Guest Author: Bettina Wittneben, University of Oxford
The United Nations Climate Secretariat has acted on its threat – access to the Copenhagen climate summit will be restricted starting tomorrow. Observer organizations, such as my own, the University of Oxford, will be restricted in terms of how many participants can be allowed into the conference centre for the rest of the week. Forty thousand officially registered participants are being limited to a group of fifteen thousand participants who will actually be allowed access to the site of the historic climate negotiations. That means that many of the observer organizations can only bring in less than half of their delegates. The rest are to enjoy the day in Copenhagen city.
The UNFCCC secretariat has always prided itself in providing for a very public and transparent process. Many of the negotiations can be followed online in real time and all official documents are accessible to the public. The UN climate secretariat has over the years made an effort to save documents on accessible CDs, distribute brochures explaining the process and its mechanisms. This is the first time that observer organizations are told to stay outside of the process, at least partially, at a time when climate change is topping the agenda of so many diverse organizations across the globe.
The reasons are understandable. A conference centre can only hold so many bodies before provisions for personal health and security cannot be granted any longer. Nevertheless, this innovative move sends a clear, yet perhaps unintended message: Some people are in and some are left out.
Who is in, then? Of course, country delegations. After all, they are the ones negotiating any Copenhagen outcome. Or are they? It is up to each country to bring the people it deems important to have at a climate summit.
Extremely poor countries receive UN support to bring at least one delegate. Does that mean all country delegates are at the negotiating table? Absolutely not. Brazil, for example, brings several hundreds of delegates, many of whom are NGO or industry representatives. All acting in the interest of Brazil, certainly, but many in this group would not dare to ask for a seat at the negotiations. I talked to representatives from the Brazilian sugar cane biofuel industry who came as part of the Brazilian delegation – they thought COP was like an early Christmas treat for them! So many potential customers in one building!
Country delegations can also include advisors who do not even carry a passport to the respective country. As long as the government approves, they are in. Also, the governments in Copenhagen are not always democratically elected carrying the views and interests of the majority of their country’s people at heart. Governments more interested in backing a military regime or the ones run by corporate interests are more than welcome to attend the summit.
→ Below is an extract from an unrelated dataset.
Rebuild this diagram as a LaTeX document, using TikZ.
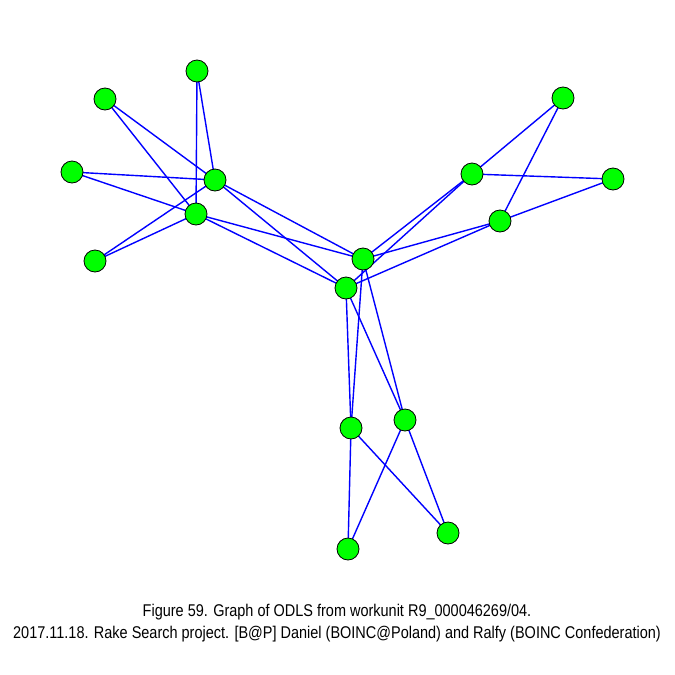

Even countries who have over the past 17 years made no effort to ratify even the UN Convention on climate change will be attending the summit – such as the Vatican as the country of the Holy Sea.
Who else is in? Intergovernmental organizations, such as the World Bank, and finally the registered observer organizations that now have been given restricted access. For the latter, the UN secretariat leaves it up to the focal point, the person in direct contact with the UN, to decide who can get in and who is left out. Now these organizations face difficult decisions. Do they allow the seasoned climate negotiation observer into the sacred halls of the conference, or the innovative newcomer with fresh ideas? Does the person on payroll get selected first or the one who put in the most personal effort to travel to Copenhagen?
Isn’t this matter a simile for our real struggles in climate change? On our planet in 2050, wrenched by the unpredictable climate change impacts that we can still prevent now, there will be people who are in and those who lose out. Like with the climate summit, it helps to have good contacts in government. That will help grant access to cherished resources, such as fresh water, or shelter from floods and storms. Like with the climate summit, it will be those in power who can decide who stays dry, fed, healthy and secure.
This year for the first time, issues of climate justice are being championed on the centre stage at the climate summit. Countries such as Tuvalu, the Maldives and Bangladesh are fed up of simply being set aside as the moral voice of the summit. They are angry and many people are angry with them.
These countries are still at the summit, but will they also gain access to Planet Earth in a few decades?
Climate justice is not only an issue across countries but also within countries. An increasing number of people will be living in fuel poverty in many Western countries. People may need to turn down the heat because a warm home cannot be afforded any longer when fuel prices increase. Living space is reduced when houses are flooded that are not insured. Small businesses cannot afford climate change adaptation measures.
Will keeping (part of) civil society out of the confines of the negotiations be successful? Grassroots organizations hammering out a Peoples’ Declaration on Climate Change at the alternative Klimaforum in Copenhagen may decide to ignore the UN’s cutting back of civil society participation and take matters into their own hands. Only broad participation across and within countries will allow for a just and effective climate treaty to emerge.